We can make a similar argument about the Athenians, who despite their vaunted accomplishments strictly limited the rights of citizenship to only those males born of 2 Athenian Citizens. For the Greeks, the Barbarians (anyone who was not Greek or, ultimately Greekish) were always viewed as the “other,” and by extension weak, effeminate, unmanly (to the Greek idea of manhood). Indeed, one of their finest artistic representations, the Elgin Marbles of the Parthenon, depicted the triumph of the Greeks over these foreign “Barbaric” forces of “disorder” (Troy, the Amazons, Centaurus Giants) (although, ironically, the Greeks also had a healthy fascination/obsession with the different Amazons too, entirely because of this otherness). Then of course, we come to Alexander, who began to have problems with his Greek soldiers when he began to adopt Persian trappings of government and to encourage a hybrid Peso-Greek society. The same can be said of the Early Calphate, who welcomed Christians and Jews, but still placed strictures over their roles in society and made it abundantly clear what the national ideal/identity was. What then are we to make of these multicultural societies that, on closer observation, have some very mono-cultural views of society and their interaction with the world?
Of course, we can turn to your counter examples too. The Crusades, initially a response to the Muslim destruction of the Church of the Holy Sepulcher by a very monocultural Muslim Caliph, are hailed for introducing different ideas and foods to Europe, both through the experience of the Crusaders as well as the reopening of trade with the East, thereby helping to make it more multucultural. The Mongol Conquerors (although not without their own clash of cultures), e nevertheless adopt many of the elements of local culture into their ruling societies. After all, the great Kublai Khan (the grandson of Ghengis, of Marco Polo and Coleridge fame) and the entire Mongol Yuan Dynasty he founded adopted many Chinese cultural trappings and is considered one of the great Golden Ages of Chinese culture. The same can be said of the subsequently Muslim Illkhanate (founded by another Grandson of Ghengis), which continued to build upon the intellectual legacy of Persia, as well as the Khanates of Central Asia, which also became Muslim and engaged in similar multicultural practices. What then are we to make of the fact that these supposed monocultural civilizations were, in some ways, more open to multiculturalism in adopting their local traditions and ideas than multicultural Rome and Greece?

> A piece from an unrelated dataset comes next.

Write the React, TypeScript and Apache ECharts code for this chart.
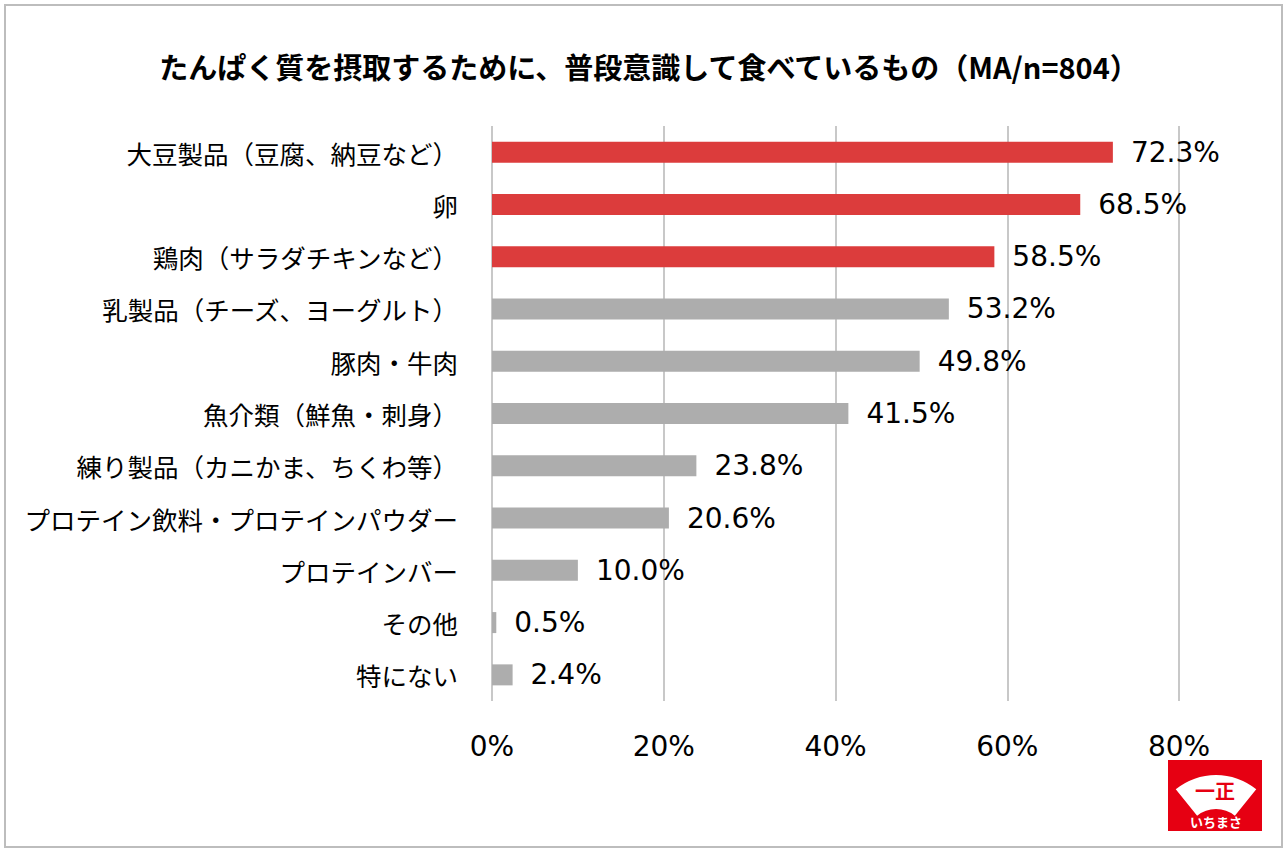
import React, { useEffect, useRef } from "react";
import * as echarts from "echarts";

const titleText = "たんぱく質を摂取するために、普段意識して食べているもの（MA/n=804）";
const categories = [
  "大豆製品（豆腐、納豆など）",
  "卵",
  "鶏肉（サラダチキンなど）",
  "乳製品（チーズ、ヨーグルト）",
  "豚肉・牛肉",
  "魚介類（鮮魚・刺身）",
  "練り製品（カニかま、ちくわ等）",
  "プロテイン飲料・プロテインパウダー",
  "プロテインバー",
  "その他",
  "特にない",
];
const values = [72.3, 68.5, 58.5, 53.2, 49.8, 41.5, 23.8, 20.6, 10.0, 0.5, 2.4];
const highlighted = [true, true, true, false, false, false, false, false, false, false, false];
const axisTicks = [0, 20, 40, 60, 80];

const RED = "#DC3C3C";
const GRAY = "#ADADAD";
const CJK = "'Noto Sans CJK JP', 'Noto Sans', sans-serif";
const NUM = "'DejaVu Sans', Verdana, sans-serif";

export default function App() {
  const ref = useRef<HTMLDivElement>(null);
  useEffect(() => {
    document.body.style.margin = "0";
    if (!ref.current) return;
    const chart = echarts.init(ref.current, null, { renderer: "svg" });
    const sectorHalf = 0.68;
    chart.setOption({
      animation: false,
      backgroundColor: "#ffffff",
      title: {
        text: titleText,
        left: 644,
        textAlign: "center",
        top: 46,
        textStyle: { fontFamily: CJK, fontSize: 29, fontWeight: "bold", color: "#000" },
      },
      grid: { left: 492, right: 108, top: 126, bottom: 152, containLabel: false },
      xAxis: {
        type: "value",
        min: axisTicks[0],
        max: axisTicks[axisTicks.length - 1],
        interval: axisTicks[1] - axisTicks[0],
        axisLine: { show: false },
        axisTick: { show: false },
        splitLine: { show: true, lineStyle: { color: "#C8C8C8", width: 2 } },
        axisLabel: {
          formatter: "{value}%",
          fontFamily: NUM,
          fontSize: 28,
          color: "#000",
          margin: 31,
        },
      },
      yAxis: {
        type: "category",
        data: categories,
        inverse: true,
        axisLine: { show: false },
        axisTick: { show: false },
        axisLabel: { fontFamily: CJK, fontSize: 25.5, color: "#000", margin: 34 },
      },
      series: [
        {
          type: "bar",
          barWidth: 21,
          data: values.map((v, i) => ({
            value: v,
            itemStyle: { color: highlighted[i] ? RED : GRAY },
          })),
          label: {
            show: true,
            position: "right",
            distance: 18,
            fontFamily: NUM,
            fontSize: 28,
            color: "#000",
            formatter: (p: any) => p.value.toFixed(1) + "%",
          },
        },
      ],
      graphic: [
        {
          type: "rect",
          shape: { x: 5, y: 5, width: 1277, height: 842 },
          style: { fill: "none", stroke: "#BDBDBD", lineWidth: 2 },
          silent: true,
        },
        {
          type: "rect",
          shape: { x: 1168, y: 760, width: 94, height: 71 },
          style: { fill: "#E60012" },
        },
        {
          type: "sector",
          shape: {
            cx: 1216,
            cy: 839,
            r: 64,
            r0: 30,
            startAngle: -Math.PI / 2 - sectorHalf,
            endAngle: -Math.PI / 2 + sectorHalf,
            clockwise: true,
          },
          style: { fill: "#ffffff" },
        },
        {
          type: "text",
          x: 1215,
          y: 790,
          style: {
            text: "一正",
            fill: "#E60012",
            font: `bold 20px ${CJK}`,
            align: "center",
            verticalAlign: "middle",
          },
        },
        {
          type: "text",
          x: 1216,
          y: 821,
          style: {
            text: "いちまさ",
            fill: "#ffffff",
            font: `bold 13px ${CJK}`,
            align: "center",
            verticalAlign: "middle",
          },
        },
      ],
    });
    return () => chart.dispose();
  }, []);
  return <div ref={ref} style={{ width: 1287, height: 853 }} />;
}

As to your statements about cities, I think that they generally do serve as melting pots that facilitate a multicultural exchange. That said, I also think that they provide their own impediments to multiculturalism in some ways as well. Rome was engine of the empire, at least for a few centuries. However, the great mixing bowl of the Roman empire was less cosmopolitan Rome than it was the multicultural army composed of Roman citizens and allies from the various provinces of the Empire and from different backgrounds. It is interesting that some of Rome’s most famous Emperors (Tragan Hadrian both from Spain and Septimus Severus from Syria, being some of the stand outs, especially as Septimus granted universal citizenship) ultimately had few cultural connections with the Capital and rose almost entierly through their military service. Indeed one, a soldier of Balkan descent declared Emperor in Britain by the name of Constantine, ultimately abandoned Rome for his own venue in Constantinople. In light of this development, is tempting to say that, had it been left to the Roman Aristocracy, we would never have moved far beyond Augustus’s aversion to foreigners.
It is also interesting that the epicenters of the American Revolution you cite (at least in the case of NYC and Philly) were actually some of the most Royalist cities there were, and therefore some of the most resistant to its ideals (not that such a stance has anything to do with multiculturalism either way). Indeed, in the case of the American Revolution (as opposed to the French), it is interesting how much support the Revolution (and the subsequent constitution) got from the landed aristocracy (Washington, Jefferson, Adams, Henry, and Hamilton’s father in law were all landowners, though Adams was a bit more cosmopolitanism). Likewise we can also observe that the hot bed of revolutionary activity was really the small New England towns, rather than the great cities. There is a reason Jefferson believed that the future of Republic lay in small towns and citizens of Yoman Farmers (something we forget in taking him as the villain in the recent musical about the Founder who had a more urban view of the future of America).
This example, of course, are very different from, say the French Reign of Terror during their Revolution, where the cosmopolitan Enlightenment elite strove for their own form of monoculture based on an exclusion of any idea contrary reason and dedication to the ideals of the Republic. Nor should we forget that it is cosmopolitan San Francisco that ultimately facilitated the Chinese Diaspora (I highly recommend the documentary in Search of General Tsao) by excluding them from holding property because of its aversion to their perceived otherness (and a false rumor about poisoning the water, but that is another aside). What then are we to make of the fact that, at least in these instances, the country and towns were better at facilitating cultural exchanges or openness to new ideas than the cities?